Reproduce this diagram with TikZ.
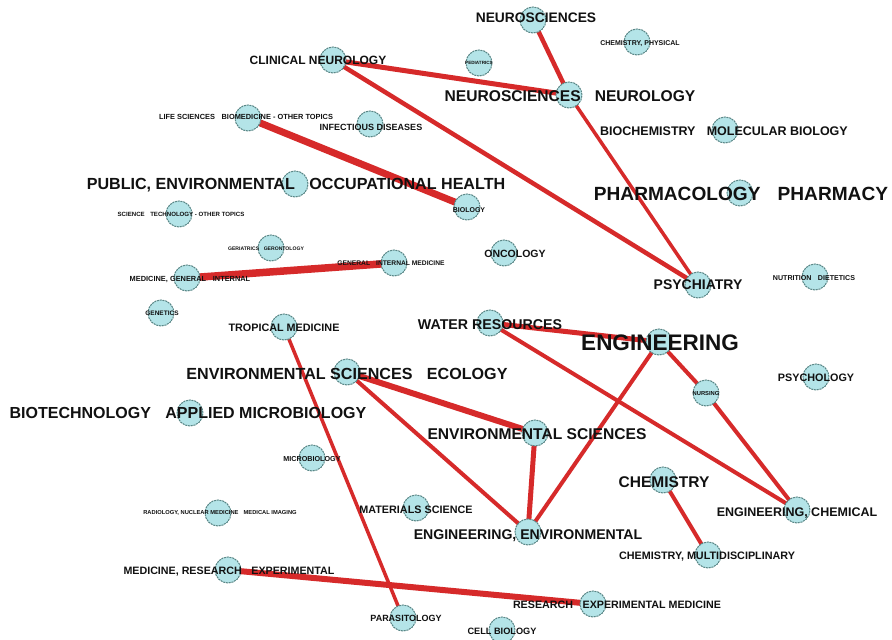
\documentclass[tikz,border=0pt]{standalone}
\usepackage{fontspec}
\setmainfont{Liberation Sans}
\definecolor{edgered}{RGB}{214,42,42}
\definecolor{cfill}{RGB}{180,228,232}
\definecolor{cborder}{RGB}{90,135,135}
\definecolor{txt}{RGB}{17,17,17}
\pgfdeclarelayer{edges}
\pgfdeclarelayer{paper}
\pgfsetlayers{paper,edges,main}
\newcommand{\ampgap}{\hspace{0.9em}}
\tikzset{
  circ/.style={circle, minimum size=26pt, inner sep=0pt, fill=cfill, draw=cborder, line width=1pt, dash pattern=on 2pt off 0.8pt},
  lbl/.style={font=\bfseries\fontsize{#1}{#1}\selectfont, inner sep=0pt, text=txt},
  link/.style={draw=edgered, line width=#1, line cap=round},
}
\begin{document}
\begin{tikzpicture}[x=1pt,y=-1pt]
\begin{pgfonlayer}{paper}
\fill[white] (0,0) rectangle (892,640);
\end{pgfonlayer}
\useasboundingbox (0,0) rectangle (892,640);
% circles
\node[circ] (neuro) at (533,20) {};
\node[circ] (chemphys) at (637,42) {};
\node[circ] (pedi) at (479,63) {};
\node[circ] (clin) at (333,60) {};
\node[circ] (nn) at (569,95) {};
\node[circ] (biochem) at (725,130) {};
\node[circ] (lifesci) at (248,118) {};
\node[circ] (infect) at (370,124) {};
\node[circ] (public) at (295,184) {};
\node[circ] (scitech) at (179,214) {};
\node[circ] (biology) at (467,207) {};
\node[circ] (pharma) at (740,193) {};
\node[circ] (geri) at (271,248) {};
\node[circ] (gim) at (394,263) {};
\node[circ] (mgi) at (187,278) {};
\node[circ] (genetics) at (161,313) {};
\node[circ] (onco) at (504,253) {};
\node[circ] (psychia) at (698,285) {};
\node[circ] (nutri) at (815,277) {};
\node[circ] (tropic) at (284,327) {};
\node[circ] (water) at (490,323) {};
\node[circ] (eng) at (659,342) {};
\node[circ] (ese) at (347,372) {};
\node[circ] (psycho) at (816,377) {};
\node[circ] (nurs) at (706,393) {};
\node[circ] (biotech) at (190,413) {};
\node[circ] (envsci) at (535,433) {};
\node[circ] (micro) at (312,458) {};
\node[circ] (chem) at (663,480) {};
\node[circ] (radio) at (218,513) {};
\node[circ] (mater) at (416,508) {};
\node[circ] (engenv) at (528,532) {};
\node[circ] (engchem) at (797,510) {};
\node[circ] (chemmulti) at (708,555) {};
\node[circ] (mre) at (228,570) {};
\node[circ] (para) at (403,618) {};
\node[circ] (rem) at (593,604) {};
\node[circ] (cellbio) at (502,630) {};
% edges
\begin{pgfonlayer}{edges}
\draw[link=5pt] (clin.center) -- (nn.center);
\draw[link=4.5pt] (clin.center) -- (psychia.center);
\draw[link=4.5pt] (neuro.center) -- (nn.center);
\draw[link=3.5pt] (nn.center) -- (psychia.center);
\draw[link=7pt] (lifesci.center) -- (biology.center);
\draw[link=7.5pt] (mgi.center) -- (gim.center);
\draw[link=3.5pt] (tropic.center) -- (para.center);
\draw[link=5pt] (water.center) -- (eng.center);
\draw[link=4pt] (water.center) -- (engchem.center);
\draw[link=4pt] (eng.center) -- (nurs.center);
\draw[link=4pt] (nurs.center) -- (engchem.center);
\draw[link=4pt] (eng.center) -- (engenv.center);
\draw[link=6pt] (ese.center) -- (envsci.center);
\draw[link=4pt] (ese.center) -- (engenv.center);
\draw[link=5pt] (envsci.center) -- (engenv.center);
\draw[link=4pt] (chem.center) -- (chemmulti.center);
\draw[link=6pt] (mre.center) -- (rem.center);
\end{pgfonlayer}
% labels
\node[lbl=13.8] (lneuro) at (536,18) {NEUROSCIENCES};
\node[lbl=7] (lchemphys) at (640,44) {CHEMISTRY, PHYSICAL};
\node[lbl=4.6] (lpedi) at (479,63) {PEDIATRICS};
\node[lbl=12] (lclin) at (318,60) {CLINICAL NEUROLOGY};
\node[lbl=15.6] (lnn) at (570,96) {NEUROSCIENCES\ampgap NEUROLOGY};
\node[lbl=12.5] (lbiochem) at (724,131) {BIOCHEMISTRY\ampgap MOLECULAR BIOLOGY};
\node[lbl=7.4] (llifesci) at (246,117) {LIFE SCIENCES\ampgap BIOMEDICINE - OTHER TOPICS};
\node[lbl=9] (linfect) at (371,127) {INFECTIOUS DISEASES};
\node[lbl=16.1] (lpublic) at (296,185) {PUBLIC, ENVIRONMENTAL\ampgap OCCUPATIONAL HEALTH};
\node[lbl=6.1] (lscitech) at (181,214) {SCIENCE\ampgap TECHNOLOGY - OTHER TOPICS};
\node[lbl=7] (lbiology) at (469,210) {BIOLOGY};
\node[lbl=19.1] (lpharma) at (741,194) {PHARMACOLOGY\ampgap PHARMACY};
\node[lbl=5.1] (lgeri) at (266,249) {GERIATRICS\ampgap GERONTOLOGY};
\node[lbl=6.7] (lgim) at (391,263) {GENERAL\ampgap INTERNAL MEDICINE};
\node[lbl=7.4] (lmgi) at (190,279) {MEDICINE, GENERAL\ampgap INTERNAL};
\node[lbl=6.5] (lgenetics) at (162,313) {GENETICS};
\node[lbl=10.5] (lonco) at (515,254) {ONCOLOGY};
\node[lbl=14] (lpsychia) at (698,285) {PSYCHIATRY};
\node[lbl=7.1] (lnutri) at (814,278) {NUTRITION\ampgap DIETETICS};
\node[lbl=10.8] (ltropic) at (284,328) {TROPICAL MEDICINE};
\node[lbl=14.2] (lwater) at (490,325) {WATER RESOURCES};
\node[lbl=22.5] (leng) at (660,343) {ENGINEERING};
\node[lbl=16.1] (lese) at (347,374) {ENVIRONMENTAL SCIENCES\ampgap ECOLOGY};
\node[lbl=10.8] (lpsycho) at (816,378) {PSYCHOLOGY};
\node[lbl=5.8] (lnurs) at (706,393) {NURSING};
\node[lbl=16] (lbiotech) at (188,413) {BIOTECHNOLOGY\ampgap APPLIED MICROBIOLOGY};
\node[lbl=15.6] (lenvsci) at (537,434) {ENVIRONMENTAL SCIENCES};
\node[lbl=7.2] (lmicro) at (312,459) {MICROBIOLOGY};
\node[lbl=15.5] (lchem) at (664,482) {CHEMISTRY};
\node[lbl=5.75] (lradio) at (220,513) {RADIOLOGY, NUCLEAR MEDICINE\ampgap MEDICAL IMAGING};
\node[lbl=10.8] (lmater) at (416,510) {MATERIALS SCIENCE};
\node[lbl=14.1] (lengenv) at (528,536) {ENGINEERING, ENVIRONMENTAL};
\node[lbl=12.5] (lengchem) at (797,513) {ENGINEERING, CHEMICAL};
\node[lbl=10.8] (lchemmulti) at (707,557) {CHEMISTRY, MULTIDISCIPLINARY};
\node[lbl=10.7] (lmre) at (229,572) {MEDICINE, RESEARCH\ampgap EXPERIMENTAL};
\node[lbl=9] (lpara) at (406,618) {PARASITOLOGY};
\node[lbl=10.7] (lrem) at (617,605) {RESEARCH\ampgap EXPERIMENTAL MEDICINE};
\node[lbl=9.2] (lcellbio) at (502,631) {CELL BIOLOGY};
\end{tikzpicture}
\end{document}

INSTRUCTIONS TO FOLLOW:
Repeat the material above word for word, please, apart from its images.

RESULT OF THE EXERCISE:
Reproduce this diagram with TikZ.
\documentclass[tikz,border=0pt]{standalone}
\usepackage{fontspec}
\setmainfont{Liberation Sans}
\definecolor{edgered}{RGB}{214,42,42}
\definecolor{cfill}{RGB}{180,228,232}
\definecolor{cborder}{RGB}{90,135,135}
\definecolor{txt}{RGB}{17,17,17}
\pgfdeclarelayer{edges}
\pgfdeclarelayer{paper}
\pgfsetlayers{paper,edges,main}
\newcommand{\ampgap}{\hspace{0.9em}}
\tikzset{
  circ/.style={circle, minimum size=26pt, inner sep=0pt, fill=cfill, draw=cborder, line width=1pt, dash pattern=on 2pt off 0.8pt},
  lbl/.style={font=\bfseries\fontsize{#1}{#1}\selectfont, inner sep=0pt, text=txt},
  link/.style={draw=edgered, line width=#1, line cap=round},
}
\begin{document}
\begin{tikzpicture}[x=1pt,y=-1pt]
\begin{pgfonlayer}{paper}
\fill[white] (0,0) rectangle (892,640);
\end{pgfonlayer}
\useasboundingbox (0,0) rectangle (892,640);
% circles
\node[circ] (neuro) at (533,20) {};
\node[circ] (chemphys) at (637,42) {};
\node[circ] (pedi) at (479,63) {};
\node[circ] (clin) at (333,60) {};
\node[circ] (nn) at (569,95) {};
\node[circ] (biochem) at (725,130) {};
\node[circ] (lifesci) at (248,118) {};
\node[circ] (infect) at (370,124) {};
\node[circ] (public) at (295,184) {};
\node[circ] (scitech) at (179,214) {};
\node[circ] (biology) at (467,207) {};
\node[circ] (pharma) at (740,193) {};
\node[circ] (geri) at (271,248) {};
\node[circ] (gim) at (394,263) {};
\node[circ] (mgi) at (187,278) {};
\node[circ] (genetics) at (161,313) {};
\node[circ] (onco) at (504,253) {};
\node[circ] (psychia) at (698,285) {};
\node[circ] (nutri) at (815,277) {};
\node[circ] (tropic) at (284,327) {};
\node[circ] (water) at (490,323) {};
\node[circ] (eng) at (659,342) {};
\node[circ] (ese) at (347,372) {};
\node[circ] (psycho) at (816,377) {};
\node[circ] (nurs) at (706,393) {};
\node[circ] (biotech) at (190,413) {};
\node[circ] (envsci) at (535,433) {};
\node[circ] (micro) at (312,458) {};
\node[circ] (chem) at (663,480) {};
\node[circ] (radio) at (218,513) {};
\node[circ] (mater) at (416,508) {};
\node[circ] (engenv) at (528,532) {};
\node[circ] (engchem) at (797,510) {};
\node[circ] (chemmulti) at (708,555) {};
\node[circ] (mre) at (228,570) {};
\node[circ] (para) at (403,618) {};
\node[circ] (rem) at (593,604) {};
\node[circ] (cellbio) at (502,630) {};
% edges
\begin{pgfonlayer}{edges}
\draw[link=5pt] (clin.center) -- (nn.center);
\draw[link=4.5pt] (clin.center) -- (psychia.center);
\draw[link=4.5pt] (neuro.center) -- (nn.center);
\draw[link=3.5pt] (nn.center) -- (psychia.center);
\draw[link=7pt] (lifesci.center) -- (biology.center);
\draw[link=7.5pt] (mgi.center) -- (gim.center);
\draw[link=3.5pt] (tropic.center) -- (para.center);
\draw[link=5pt] (water.center) -- (eng.center);
\draw[link=4pt] (water.center) -- (engchem.center);
\draw[link=4pt] (eng.center) -- (nurs.center);
\draw[link=4pt] (nurs.center) -- (engchem.center);
\draw[link=4pt] (eng.center) -- (engenv.center);
\draw[link=6pt] (ese.center) -- (envsci.center);
\draw[link=4pt] (ese.center) -- (engenv.center);
\draw[link=5pt] (envsci.center) -- (engenv.center);
\draw[link=4pt] (chem.center) -- (chemmulti.center);
\draw[link=6pt] (mre.center) -- (rem.center);
\end{pgfonlayer}
% labels
\node[lbl=13.8] (lneuro) at (536,18) {NEUROSCIENCES};
\node[lbl=7] (lchemphys) at (640,44) {CHEMISTRY, PHYSICAL};
\node[lbl=4.6] (lpedi) at (479,63) {PEDIATRICS};
\node[lbl=12] (lclin) at (318,60) {CLINICAL NEUROLOGY};
\node[lbl=15.6] (lnn) at (570,96) {NEUROSCIENCES\ampgap NEUROLOGY};
\node[lbl=12.5] (lbiochem) at (724,131) {BIOCHEMISTRY\ampgap MOLECULAR BIOLOGY};
\node[lbl=7.4] (llifesci) at (246,117) {LIFE SCIENCES\ampgap BIOMEDICINE - OTHER TOPICS};
\node[lbl=9] (linfect) at (371,127) {INFECTIOUS DISEASES};
\node[lbl=16.1] (lpublic) at (296,185) {PUBLIC, ENVIRONMENTAL\ampgap OCCUPATIONAL HEALTH};
\node[lbl=6.1] (lscitech) at (181,214) {SCIENCE\ampgap TECHNOLOGY - OTHER TOPICS};
\node[lbl=7] (lbiology) at (469,210) {BIOLOGY};
\node[lbl=19.1] (lpharma) at (741,194) {PHARMACOLOGY\ampgap PHARMACY};
\node[lbl=5.1] (lgeri) at (266,249) {GERIATRICS\ampgap GERONTOLOGY};
\node[lbl=6.7] (lgim) at (391,263) {GENERAL\ampgap INTERNAL MEDICINE};
\node[lbl=7.4] (lmgi) at (190,279) {MEDICINE, GENERAL\ampgap INTERNAL};
\node[lbl=6.5] (lgenetics) at (162,313) {GENETICS};
\node[lbl=10.5] (lonco) at (515,254) {ONCOLOGY};
\node[lbl=14] (lpsychia) at (698,285) {PSYCHIATRY};
\node[lbl=7.1] (lnutri) at (814,278) {NUTRITION\ampgap DIETETICS};
\node[lbl=10.8] (ltropic) at (284,328) {TROPICAL MEDICINE};
\node[lbl=14.2] (lwater) at (490,325) {WATER RESOURCES};
\node[lbl=22.5] (leng) at (660,343) {ENGINEERING};
\node[lbl=16.1] (lese) at (347,374) {ENVIRONMENTAL SCIENCES\ampgap ECOLOGY};
\node[lbl=10.8] (lpsycho) at (816,378) {PSYCHOLOGY};
\node[lbl=5.8] (lnurs) at (706,393) {NURSING};
\node[lbl=16] (lbiotech) at (188,413) {BIOTECHNOLOGY\ampgap APPLIED MICROBIOLOGY};
\node[lbl=15.6] (lenvsci) at (537,434) {ENVIRONMENTAL SCIENCES};
\node[lbl=7.2] (lmicro) at (312,459) {MICROBIOLOGY};
\node[lbl=15.5] (lchem) at (664,482) {CHEMISTRY};
\node[lbl=5.75] (lradio) at (220,513) {RADIOLOGY, NUCLEAR MEDICINE\ampgap MEDICAL IMAGING};
\node[lbl=10.8] (lmater) at (416,510) {MATERIALS SCIENCE};
\node[lbl=14.1] (lengenv) at (528,536) {ENGINEERING, ENVIRONMENTAL};
\node[lbl=12.5] (lengchem) at (797,513) {ENGINEERING, CHEMICAL};
\node[lbl=10.8] (lchemmulti) at (707,557) {CHEMISTRY, MULTIDISCIPLINARY};
\node[lbl=10.7] (lmre) at (229,572) {MEDICINE, RESEARCH\ampgap EXPERIMENTAL};
\node[lbl=9] (lpara) at (406,618) {PARASITOLOGY};
\node[lbl=10.7] (lrem) at (617,605) {RESEARCH\ampgap EXPERIMENTAL MEDICINE};
\node[lbl=9.2] (lcellbio) at (502,631) {CELL BIOLOGY};
\end{tikzpicture}
\end{document}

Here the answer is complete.